Adopting the conclusions of the experts’ report, in its decision the court ruled (*) that the trademark “COMPUTER BILD+DEVICE” may deceive the public when the word “COMPUTER” is used on goods other then “computer, CD-ROM, computer games, calculators, apparatus for recording, transmission or reproduction of sound and images” considering that the other goods of the specification consisting of “printed products (except printing devices), writing materials, educational and learning materials” are not directly related to computer techniques.
Upon such grounds the Court did not favorably consider the claims of the plaintiff and decided to upheld the decision of refusal.
AXEL SPRINGER VERLAG A.G. vs. TURKISH PATENT INSTITUTE
(*) 1st Commercial Court of Ankara
Decision No.1999/270-2000/84 (March 23, 2000)
An action (*) was instituted against the Turkish Patent Institute for the withdrawal of the administrative decision refusing the registration of the plaintiff’s trademark consisting of the words “COMPUTER BILD” and a device element according to Articles 7 parag. 1 (c) and (d) of the Decree-Law No.556 on grounds that the verbal element “COMPUTER” indicates the kind, characteristics and quality of the services which are covered by the specification of the plaintiff’s application and that the subject verbal element may be used by everyone in their trade.
The Plaintiff claimed that the trademark contains the elements “BILD” and “DEVICE” besides the verbal element “COMPUTER”, that the trademark is registered in Germany and European Countries, that according to Article 6 quinquies/A-1 of the Paris Agreement every trademark duly registered in the country of origin shall be accepted for registration and protected in the other countries of the Union, subject to the reservations indicated therein, that the defendant has to comply with this provision and that therefore the defendant decision of refusal is to be withdrawn by allowing the plaintiff’s trademark application for “COMPUTER BILD+DEVICE” to mature into registration.
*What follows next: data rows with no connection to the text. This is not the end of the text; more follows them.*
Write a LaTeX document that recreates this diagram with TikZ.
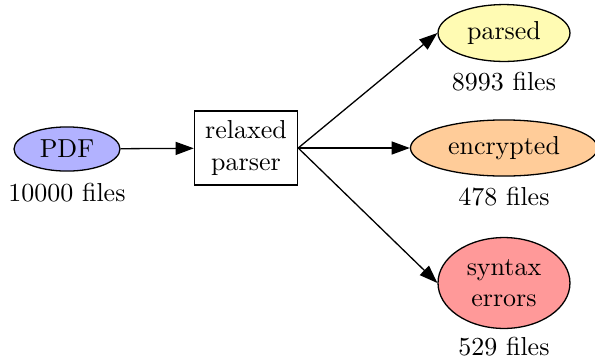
\documentclass[tikz,border=0pt]{standalone}
\usetikzlibrary{shapes.geometric,arrows.meta}

\tikzset{every picture/.style={line width=0.5pt}}
\tikzset{
  blob/.style={ellipse,draw,inner sep=0pt,align=center},
  stage/.style={rectangle,draw,inner sep=0pt,align=center},
  flow/.style={-{Triangle[length=7pt,width=5pt]}},
}

\begin{document}
\begin{tikzpicture}[x=0.385pt,y=0.385pt,yscale=-1,xscale=1]
\useasboundingbox (0,0) rectangle (595,362);

%Shape: Ellipse [id:pdf]
\node [blob,fill=blue!30,minimum width=40.8pt,minimum height=17pt] (pdf) at (67,149) {PDF};
%Shape: Rectangle [id:parser]
\node [stage,minimum width=39.7pt,minimum height=28.5pt] (parser) at (246,148) {relaxed\\parser};
%Shape: Ellipse [id:parsed]
\node [blob,fill=yellow!30,minimum width=50.8pt,minimum height=21.9pt] (parsed) at (504,33) {parsed};
%Shape: Ellipse [id:encrypted]
\node [blob,fill=orange!40,minimum width=72pt,minimum height=21.6pt] (encrypted) at (504,148) {encrypted};
%Shape: Ellipse [id:errors]
\node [blob,fill=red!40,minimum width=50.8pt,minimum height=35pt] (errors) at (504,283) {syntax\\errors};

%Straight Lines
\draw [flow] (pdf) -- (parser);
\draw [flow] (parser.east) -- (parsed.west);
\draw [flow] (parser.east) -- (encrypted.west);
\draw [flow] (parser.east) -- (errors.west);

% Text Node
\node (npdf) at (67,193) {10000 files};
% Text Node
\node (nparsed) at (504,82) {8993 files};
% Text Node
\node (nencrypted) at (504,197) {478 files};
% Text Node
\node (nerrors) at (504,347) {529 files};

\end{tikzpicture}
\end{document}
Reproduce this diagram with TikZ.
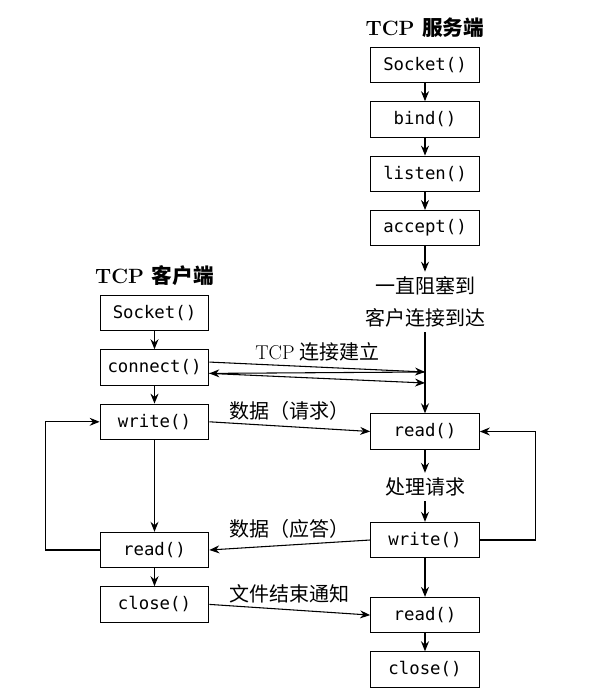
\documentclass[tikz,border=0pt]{standalone}
\usepackage{fontspec}
\setmonofont{DejaVu Sans Mono}
\newfontfamily\cjk{Noto Sans CJK SC}
\usetikzlibrary{positioning, arrows.meta}
\tikzset{
block/.style={
  draw,
  rectangle,
  minimum height=26.5pt,
  minimum width=81.5pt, font=\fontsize{13}{15}\selectfont\ttfamily
  },
line/.style={-{Stealth[length=7.5pt, width=6pt, inset=2.5pt]}},
lbl/.style={font=\fontsize{15}{24}\selectfont\cjk, align=center},
head/.style={font=\fontsize{15.5}{18}\selectfont\bfseries}
}

\begin{document}
\begin{tikzpicture}[x=0.75pt, y=-0.75pt, node distance=13.5pt, line width=0.8pt]
\useasboundingbox (0,0) rectangle (597,699);

% server
\node[head]		(stitle)		at (425,28)						{TCP {\cjk 服务端}};
\node[block]	(ssocket)	at (425,65)						{Socket()};
\node[block]	(sbind)		[below=of ssocket]				{bind()};
\node[block]	(slisten)	[below=of sbind]				{listen()};
\node[block]	(saccept)	[below=of slisten]				{accept()};
\node[lbl]		(swait)		at (425,302)					{一直阻塞到\\客户连接到达};
\node[block]	(sread)		at (425,431.5)					{read()};
\node[lbl]		(sproc)		at (425,487)					{处理请求};
\node[block]	(swrite)		at (425,540)					{write()};
\node[block]	(sreadend)	[below=29pt of swrite]			{read()};
\node[block]	(sclose)		[below=of sreadend]				{close()};

% client
\node[head]		(ctitle)		at (154.5,276)					{TCP {\cjk 客户端}};
\node[block]	(csocket)	at (154.5,313)					{Socket()};
\node[block]	(cconnect)	[below=of csocket]				{connect()};
\node[block]	(cwrite)		[below=of cconnect]				{write()};
\node[block]	(cread)		at (154.5,550)					{read()};
\node[block]	(cclose)		[below=of cread]				{close()};

\coordinate (syn) at (425,372);
\coordinate (ack) at (425,383);

\draw[line] 	(ssocket) 	-- 	(sbind);
\draw[line] 	(sbind) 		-- 	(slisten);
\draw[line] 	(slisten) 	-- 	(saccept);
\draw[line] 	(saccept) 	-- 	(swait);
\draw[line] 	(swait) 		-- 	(sread);
\draw[line] 	(sread) 		-- 	(sproc);
\draw[line] 	(sproc) 		-- 	(swrite);
\draw[line] 	(swrite) 		-- 	(sreadend);
\draw[line] 	(sreadend) 	-- 	(sclose);
\draw[line] 	(swrite.east) 	-- ++(56,0) |- 	(sread.east);

\draw[line] 	(csocket) 	-- 	(cconnect);
\draw[line] 	(cconnect) 	-- 	(cwrite);
\draw[line] 	(cwrite) 		-- 	(cread);
\draw[line] 	(cread) 		-- 	(cclose);
\draw[line] 	(cread.west) 	-- ++(-54,0) |- 	(cwrite.west);

\draw[line] 	([yshift=4pt]cconnect.east) 	-- 	node[lbl, midway, above=1pt] {{\rmfamily TCP} 连接建立} (syn);
\draw[line] 	(syn) 		-- 	([yshift=-4.5pt]cconnect.east);
\draw[line] 	([yshift=-4.5pt]cconnect.east) 	-- 	(ack);
\draw[line] 	(cwrite.east) 	-- 	node[lbl, midway, above=1pt] {数据（请求）} (sread.west);
\draw[line] 	(swrite.west) 	-- 	node[lbl, midway, above=1pt] {数据（应答）} (cread.east);
\draw[line] 	(cclose.east) 	-- 	node[lbl, midway, above=1pt] {文件结束通知} (sreadend.west);
\end{tikzpicture}
\end{document}
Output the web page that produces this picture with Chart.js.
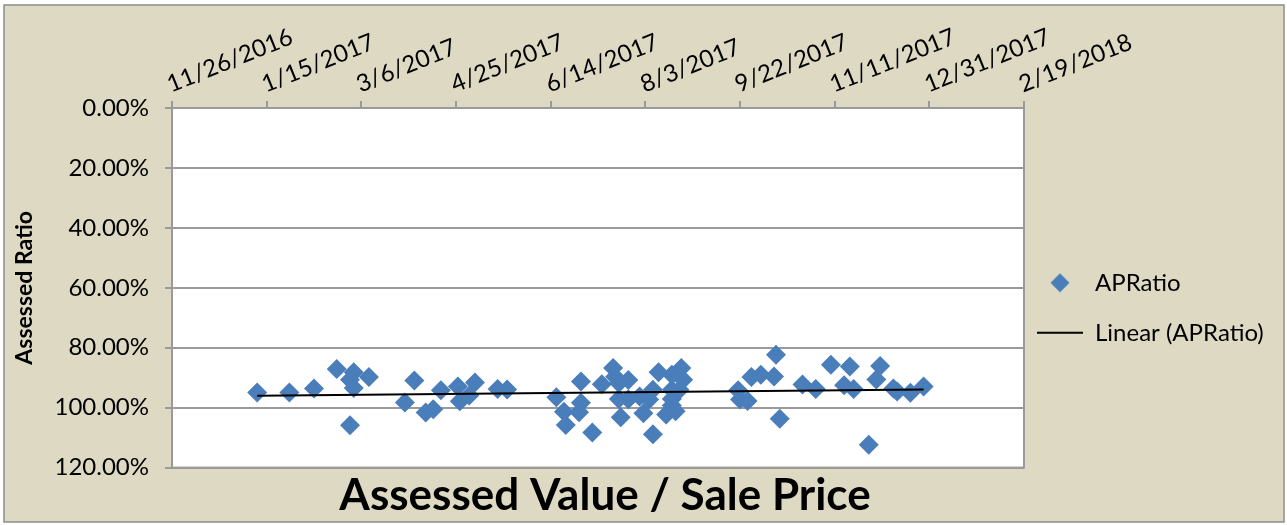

The T.P.I. objected by asserting that since the word “COMPUTER” is written in bigger letters it attracts more attention and therefore it is the essential component of the trademark and that this word is used by everyone in their trade, accordingly the decision of refusal pursuant to Article 7 parag. 1 (d) is not in contradiction of legal and procedural provisions.
Adopting the conclusions of the experts’ report, in its decision (*) the court retained that although the trademark “COMPUTER BILD+DEVICE” consists of the word “BILD” besides the word “COMPUTER”, since the word “COMPUTER” is written in bigger and darker letters than the word “BILD”, the word “COMPUTER” is the essential component of the trademark. In its decision (*) the Court ruled to upheld the decision of refusal on grounds that the word “COMPUTER” being a generic name for an equipment, the subject word is not registrable as a trademark according to the Article 7 parag. 1 (c) of the Decree-Law No.556, and that this word being used by everyone (the consumers) and being a name used to distinguish specific groups of craftsmen, professions or tradesmen, it cannot be registered as a trademark according to the Article 7 parag. 1 (d) of the same Decree-Law.